ALGER : Pendant longtemps, Khaled Drareni a été le journaliste très BCBG qui a fait les beaux jours de plusieurs médias et interviewé un grand nombre de personnalités, y compris le président Abdelmadjid Tebboune. Connu pour son professionnalisme et son engagement pour les causes nobles, qui lui vaudront la reconnaissance de ses pairs et un succès populaire, il a été de toutes les batailles, notamment à la faveur du Hirak, non sans déboires et démêlés avec la justice. À travers cet entretien à bâtons rompus, Arab News en français a tenté d’en savoir un peu plus sur ce journaliste militant, et dans quel état d’esprit il aborde son retour sur le terrain.
La Cour suprême a accepté le pourvoi en cassation présenté par vos avocats. Quel est votre sentiment?
C’est un sentiment plutôt positif, car c’est ce que nous espérions avec mon collectif d’avocats. La Cour suprême nous a donné raison, nous espérons maintenant que le nouveau procès dont nous attendons la programmation va corriger l’énorme erreur judiciaire dont j’ai été victime en août et en septembre 2020.
Faites-vous confiance à la justice algérienne?
Je fais confiance à ma famille, à mes proches, aux avocats, à tous mes soutiens en Algérie et dans le monde qui ont cru en mon combat pour une presse libre en Algérie et qui ont cru en mon innocence.
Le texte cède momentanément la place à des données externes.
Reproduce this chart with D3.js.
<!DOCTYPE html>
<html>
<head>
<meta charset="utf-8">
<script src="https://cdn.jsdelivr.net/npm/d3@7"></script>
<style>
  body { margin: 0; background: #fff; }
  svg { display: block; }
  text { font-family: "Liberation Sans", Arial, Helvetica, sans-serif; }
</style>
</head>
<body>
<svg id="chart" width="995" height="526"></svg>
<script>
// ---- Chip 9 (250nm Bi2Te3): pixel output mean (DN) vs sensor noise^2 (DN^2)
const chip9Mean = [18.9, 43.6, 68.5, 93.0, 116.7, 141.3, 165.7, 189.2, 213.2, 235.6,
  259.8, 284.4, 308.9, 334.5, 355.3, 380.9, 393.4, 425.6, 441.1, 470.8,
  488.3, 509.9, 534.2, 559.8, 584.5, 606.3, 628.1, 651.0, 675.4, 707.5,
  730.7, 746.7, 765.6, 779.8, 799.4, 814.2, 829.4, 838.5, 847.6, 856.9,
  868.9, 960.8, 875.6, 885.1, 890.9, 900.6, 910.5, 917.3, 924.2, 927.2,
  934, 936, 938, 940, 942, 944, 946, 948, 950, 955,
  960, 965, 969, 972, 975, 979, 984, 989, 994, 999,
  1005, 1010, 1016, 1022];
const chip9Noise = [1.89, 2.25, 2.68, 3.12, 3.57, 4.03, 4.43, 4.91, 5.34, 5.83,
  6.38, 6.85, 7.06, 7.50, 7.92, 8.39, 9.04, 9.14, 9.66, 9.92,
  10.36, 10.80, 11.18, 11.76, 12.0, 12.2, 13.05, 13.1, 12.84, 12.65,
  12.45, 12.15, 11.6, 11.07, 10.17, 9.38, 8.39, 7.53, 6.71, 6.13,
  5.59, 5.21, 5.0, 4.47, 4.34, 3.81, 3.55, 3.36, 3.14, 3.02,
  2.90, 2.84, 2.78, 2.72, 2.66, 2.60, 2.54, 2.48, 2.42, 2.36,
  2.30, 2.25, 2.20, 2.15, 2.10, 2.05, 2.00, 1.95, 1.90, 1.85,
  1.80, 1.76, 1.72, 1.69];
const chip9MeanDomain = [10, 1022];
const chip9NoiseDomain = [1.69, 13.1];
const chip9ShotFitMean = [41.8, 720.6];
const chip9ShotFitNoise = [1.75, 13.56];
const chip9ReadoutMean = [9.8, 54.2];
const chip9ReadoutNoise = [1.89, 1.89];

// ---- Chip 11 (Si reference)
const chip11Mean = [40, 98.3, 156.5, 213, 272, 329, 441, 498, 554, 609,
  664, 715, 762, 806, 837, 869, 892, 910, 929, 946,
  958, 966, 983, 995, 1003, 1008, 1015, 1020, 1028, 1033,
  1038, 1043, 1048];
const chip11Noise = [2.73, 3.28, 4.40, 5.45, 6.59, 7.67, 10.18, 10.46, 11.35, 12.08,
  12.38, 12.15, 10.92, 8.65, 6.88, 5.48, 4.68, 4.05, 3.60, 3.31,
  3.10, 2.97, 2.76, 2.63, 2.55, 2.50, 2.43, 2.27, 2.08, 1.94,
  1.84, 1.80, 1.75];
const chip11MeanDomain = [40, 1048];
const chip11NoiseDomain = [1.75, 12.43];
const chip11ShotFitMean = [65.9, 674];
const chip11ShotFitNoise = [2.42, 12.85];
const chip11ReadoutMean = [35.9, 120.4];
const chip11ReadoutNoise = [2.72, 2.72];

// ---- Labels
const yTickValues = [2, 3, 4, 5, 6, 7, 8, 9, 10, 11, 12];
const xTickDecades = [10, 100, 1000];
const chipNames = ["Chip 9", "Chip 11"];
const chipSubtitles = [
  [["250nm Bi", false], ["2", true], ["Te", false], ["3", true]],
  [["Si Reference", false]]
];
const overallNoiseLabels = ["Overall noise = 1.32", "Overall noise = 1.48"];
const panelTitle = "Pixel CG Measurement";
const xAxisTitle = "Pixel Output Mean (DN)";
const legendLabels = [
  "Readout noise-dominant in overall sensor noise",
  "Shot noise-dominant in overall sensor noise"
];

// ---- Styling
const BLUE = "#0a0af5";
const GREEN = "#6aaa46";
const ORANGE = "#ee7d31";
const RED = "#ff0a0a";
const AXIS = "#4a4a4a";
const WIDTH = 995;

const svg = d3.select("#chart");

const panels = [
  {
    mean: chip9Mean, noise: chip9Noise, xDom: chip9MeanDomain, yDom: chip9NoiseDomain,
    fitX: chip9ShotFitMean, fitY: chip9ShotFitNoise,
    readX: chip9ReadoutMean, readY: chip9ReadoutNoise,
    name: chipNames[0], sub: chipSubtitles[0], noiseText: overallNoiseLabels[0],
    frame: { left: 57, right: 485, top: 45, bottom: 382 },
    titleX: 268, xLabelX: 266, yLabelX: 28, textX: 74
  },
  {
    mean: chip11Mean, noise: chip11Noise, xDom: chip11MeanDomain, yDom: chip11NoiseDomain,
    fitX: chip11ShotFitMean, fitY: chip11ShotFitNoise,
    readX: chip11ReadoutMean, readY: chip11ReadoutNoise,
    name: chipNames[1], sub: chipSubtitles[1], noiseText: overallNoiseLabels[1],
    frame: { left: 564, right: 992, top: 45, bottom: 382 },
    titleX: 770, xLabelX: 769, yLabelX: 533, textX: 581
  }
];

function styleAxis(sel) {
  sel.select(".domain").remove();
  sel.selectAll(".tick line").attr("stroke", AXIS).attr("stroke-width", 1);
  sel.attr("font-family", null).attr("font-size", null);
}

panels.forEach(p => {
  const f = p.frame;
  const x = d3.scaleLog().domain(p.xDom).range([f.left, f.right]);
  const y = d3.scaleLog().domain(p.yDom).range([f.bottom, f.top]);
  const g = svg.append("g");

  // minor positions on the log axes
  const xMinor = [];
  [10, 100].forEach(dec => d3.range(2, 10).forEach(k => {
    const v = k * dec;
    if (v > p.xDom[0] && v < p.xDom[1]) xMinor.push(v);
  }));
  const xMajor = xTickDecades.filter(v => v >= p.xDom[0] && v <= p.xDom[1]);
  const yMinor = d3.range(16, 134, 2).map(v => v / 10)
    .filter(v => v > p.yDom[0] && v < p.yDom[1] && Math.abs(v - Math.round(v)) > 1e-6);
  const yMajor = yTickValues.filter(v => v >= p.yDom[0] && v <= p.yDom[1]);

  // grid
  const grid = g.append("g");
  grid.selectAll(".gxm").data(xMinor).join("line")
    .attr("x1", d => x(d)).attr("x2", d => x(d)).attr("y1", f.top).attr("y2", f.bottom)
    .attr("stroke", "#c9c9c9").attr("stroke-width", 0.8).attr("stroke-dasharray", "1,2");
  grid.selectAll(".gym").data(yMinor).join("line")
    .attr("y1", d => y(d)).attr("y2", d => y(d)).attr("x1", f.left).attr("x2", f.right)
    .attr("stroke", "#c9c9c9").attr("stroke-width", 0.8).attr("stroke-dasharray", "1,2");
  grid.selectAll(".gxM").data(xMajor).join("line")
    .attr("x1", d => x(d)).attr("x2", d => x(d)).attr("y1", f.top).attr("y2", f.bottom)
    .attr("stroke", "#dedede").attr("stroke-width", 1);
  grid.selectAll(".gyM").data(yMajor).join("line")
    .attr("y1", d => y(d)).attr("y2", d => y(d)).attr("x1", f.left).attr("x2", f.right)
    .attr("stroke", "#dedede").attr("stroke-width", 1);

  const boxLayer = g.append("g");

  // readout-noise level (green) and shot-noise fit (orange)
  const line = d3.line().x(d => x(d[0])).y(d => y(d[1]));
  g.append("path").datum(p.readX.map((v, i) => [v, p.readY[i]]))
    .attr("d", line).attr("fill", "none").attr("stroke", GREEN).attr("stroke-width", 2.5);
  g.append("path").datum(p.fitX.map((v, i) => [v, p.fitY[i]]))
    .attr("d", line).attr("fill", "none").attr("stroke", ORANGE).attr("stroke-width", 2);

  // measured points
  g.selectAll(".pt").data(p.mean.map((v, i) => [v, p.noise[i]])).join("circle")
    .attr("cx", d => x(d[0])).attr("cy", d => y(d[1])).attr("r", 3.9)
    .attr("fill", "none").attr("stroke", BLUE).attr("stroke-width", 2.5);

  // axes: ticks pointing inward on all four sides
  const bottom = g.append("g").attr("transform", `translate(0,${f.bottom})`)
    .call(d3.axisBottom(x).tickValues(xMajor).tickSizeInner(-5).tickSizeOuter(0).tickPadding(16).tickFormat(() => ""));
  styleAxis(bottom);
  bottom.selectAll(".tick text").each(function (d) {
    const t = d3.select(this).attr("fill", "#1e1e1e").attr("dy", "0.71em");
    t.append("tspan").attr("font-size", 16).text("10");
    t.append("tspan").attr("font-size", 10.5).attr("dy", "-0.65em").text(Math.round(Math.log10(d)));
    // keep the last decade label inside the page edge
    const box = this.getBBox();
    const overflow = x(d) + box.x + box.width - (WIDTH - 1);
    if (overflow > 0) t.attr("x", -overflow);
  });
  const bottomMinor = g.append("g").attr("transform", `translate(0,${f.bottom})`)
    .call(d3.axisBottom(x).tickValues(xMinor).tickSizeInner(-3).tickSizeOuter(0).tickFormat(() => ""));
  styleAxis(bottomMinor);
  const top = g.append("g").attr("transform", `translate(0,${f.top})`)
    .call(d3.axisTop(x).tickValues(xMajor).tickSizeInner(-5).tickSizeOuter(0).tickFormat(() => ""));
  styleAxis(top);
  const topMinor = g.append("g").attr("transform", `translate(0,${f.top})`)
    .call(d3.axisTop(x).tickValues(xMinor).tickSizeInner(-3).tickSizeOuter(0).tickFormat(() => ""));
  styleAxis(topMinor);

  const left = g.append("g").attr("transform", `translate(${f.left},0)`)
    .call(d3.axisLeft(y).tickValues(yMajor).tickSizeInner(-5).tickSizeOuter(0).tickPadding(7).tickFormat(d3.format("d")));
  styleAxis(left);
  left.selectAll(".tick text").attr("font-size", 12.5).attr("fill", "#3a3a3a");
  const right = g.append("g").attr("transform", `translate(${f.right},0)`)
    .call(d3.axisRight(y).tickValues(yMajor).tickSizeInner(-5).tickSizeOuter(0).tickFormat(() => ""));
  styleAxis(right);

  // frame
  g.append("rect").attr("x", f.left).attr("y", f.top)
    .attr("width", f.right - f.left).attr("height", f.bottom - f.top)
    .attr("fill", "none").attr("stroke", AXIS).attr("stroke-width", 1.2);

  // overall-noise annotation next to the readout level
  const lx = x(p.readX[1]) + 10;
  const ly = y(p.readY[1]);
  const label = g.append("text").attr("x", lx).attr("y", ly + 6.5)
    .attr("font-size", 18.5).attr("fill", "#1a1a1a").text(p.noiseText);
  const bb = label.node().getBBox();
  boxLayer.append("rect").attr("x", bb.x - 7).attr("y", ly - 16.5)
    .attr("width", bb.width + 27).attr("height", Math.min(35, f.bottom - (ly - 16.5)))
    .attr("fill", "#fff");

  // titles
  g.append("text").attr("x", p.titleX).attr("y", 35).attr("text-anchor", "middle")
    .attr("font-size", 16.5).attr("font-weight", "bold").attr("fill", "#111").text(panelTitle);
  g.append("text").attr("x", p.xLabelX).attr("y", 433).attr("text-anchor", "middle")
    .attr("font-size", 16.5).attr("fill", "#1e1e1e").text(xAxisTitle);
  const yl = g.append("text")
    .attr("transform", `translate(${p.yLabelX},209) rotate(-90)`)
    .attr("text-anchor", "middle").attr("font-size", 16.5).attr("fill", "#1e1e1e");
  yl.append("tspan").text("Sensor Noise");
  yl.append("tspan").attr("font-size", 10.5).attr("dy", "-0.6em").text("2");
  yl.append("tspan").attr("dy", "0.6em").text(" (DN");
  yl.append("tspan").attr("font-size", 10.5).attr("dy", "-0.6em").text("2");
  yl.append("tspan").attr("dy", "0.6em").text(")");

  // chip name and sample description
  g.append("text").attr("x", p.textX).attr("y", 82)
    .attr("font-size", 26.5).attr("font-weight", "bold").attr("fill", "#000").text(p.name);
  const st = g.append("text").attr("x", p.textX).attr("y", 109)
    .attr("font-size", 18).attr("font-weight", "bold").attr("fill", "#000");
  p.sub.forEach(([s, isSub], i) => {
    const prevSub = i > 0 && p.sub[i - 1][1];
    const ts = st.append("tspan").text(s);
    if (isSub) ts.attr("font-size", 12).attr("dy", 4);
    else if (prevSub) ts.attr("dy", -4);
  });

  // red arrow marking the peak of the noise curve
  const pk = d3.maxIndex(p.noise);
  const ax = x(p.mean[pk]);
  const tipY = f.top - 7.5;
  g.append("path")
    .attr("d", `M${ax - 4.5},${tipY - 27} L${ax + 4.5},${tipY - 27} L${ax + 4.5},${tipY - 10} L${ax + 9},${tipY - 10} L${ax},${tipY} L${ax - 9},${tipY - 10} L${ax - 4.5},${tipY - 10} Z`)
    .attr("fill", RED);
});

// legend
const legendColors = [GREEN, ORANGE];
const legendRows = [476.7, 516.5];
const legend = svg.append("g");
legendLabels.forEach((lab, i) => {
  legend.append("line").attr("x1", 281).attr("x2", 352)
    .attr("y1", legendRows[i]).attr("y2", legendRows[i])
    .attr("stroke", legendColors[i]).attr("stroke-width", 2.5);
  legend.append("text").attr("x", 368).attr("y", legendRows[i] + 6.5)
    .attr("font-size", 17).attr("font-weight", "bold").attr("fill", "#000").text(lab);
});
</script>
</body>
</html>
Quant à la justice algérienne, j’espère qu’elle corrigera le dérapage judiciaire dont j’ai été victime.
«Khaled Drareni est un khabarji (“informateur”) à la solde de parties étrangères.» Cette accusation vous touche-t-elle? Et quelle est votre réponse à tous ceux qui le pensent et qui relaient ce propos?
C’est une accusation habituelle que l’on colle facilement à ceux qui dérangent. Je ne suis pas le premier à la subir et je ne serai certainement pas le dernier. Une accusation sans preuves ni éléments tangibles, juste pour ne pas avouer qu’on a mis un journaliste en prison pour avoir fait son travail de journaliste. Entre l’été 2019 et février 2020, j’ai été arrêté et interrogé près de quinze fois par les services de sécurité. À aucun moment on ne m’a posé une question en ce sens (travail pour des parties étrangères). Toutes les questions concernaient ma couverture du Hirak et mes publications sur les réseaux sociaux.
Qu’en est-il de la liberté de presse et d’expression en Algérie?
Je suis triste pour l’état de la presse en Algérie. Jamais la situation n’a été aussi critique, des dizaines de journalistes ont été persécutés, poursuivis, emprisonnés, menacés. La protection de la liberté de la presse n’est qu’un slogan en Algérie et n’a rien de réel. Nous pensions que le Hirak allait changer les choses et faire libérer la presse. C’est tout le contraire qui s’est produit. Pour contrôler le Hirak et l’affaiblir, les autorités ont décidé de contrôler la presse et les journalistes qui couvrent ce Hirak. La liste des journalistes persécutés est tristement longue: Abdelkrim Zeghileche, Said Boudour, Sofiane Merrakchi, Abdelmonji Khelladi, Adel Azeb Echikh, Mustapha Bendjama et bien d’autres. Le combat pour une presse libre en Algérie doit se poursuivre.
Vous vous dites déterminé à mener ce combat universel en tant que journaliste algérien. Comment cela?
Je me sens concerné par ce combat juste et légitime pour une presse libre en Algérie, au Maghreb et dans le monde. En Algérie, les journalistes continuent d’être persécutés lorsqu’ils décident de travailler librement et sans ordres. Au Maroc, deux journalistes, Omar Radi et Souleyman Raissouni, sont actuellement en prison pour avoir fait leur travail. Ce combat doit être collectif, nous devons le faire pour nous et pour les générations de journalistes à venir.
Sitôt libéré, vous avez repris vos activités journalistiques et vous continuez à couvrir le Hirak. N’avez-vous pas peur des représailles ou d’être emprisonné une nouvelle fois?
Si j’avais peur des représailles, je ne serais pas allé en prison pendant onze mois. Je pense que je suis arrivé à un stade où la peur n’est plus une option. Le journalisme est le seul métier que je sais faire. La chose la plus terrible en prison, c’est d’être privé d’exercer son travail de journaliste, il était donc pour moi normal de revenir rapidement à ce formidable métier que j’exerce avec bonheur depuis quinze ans.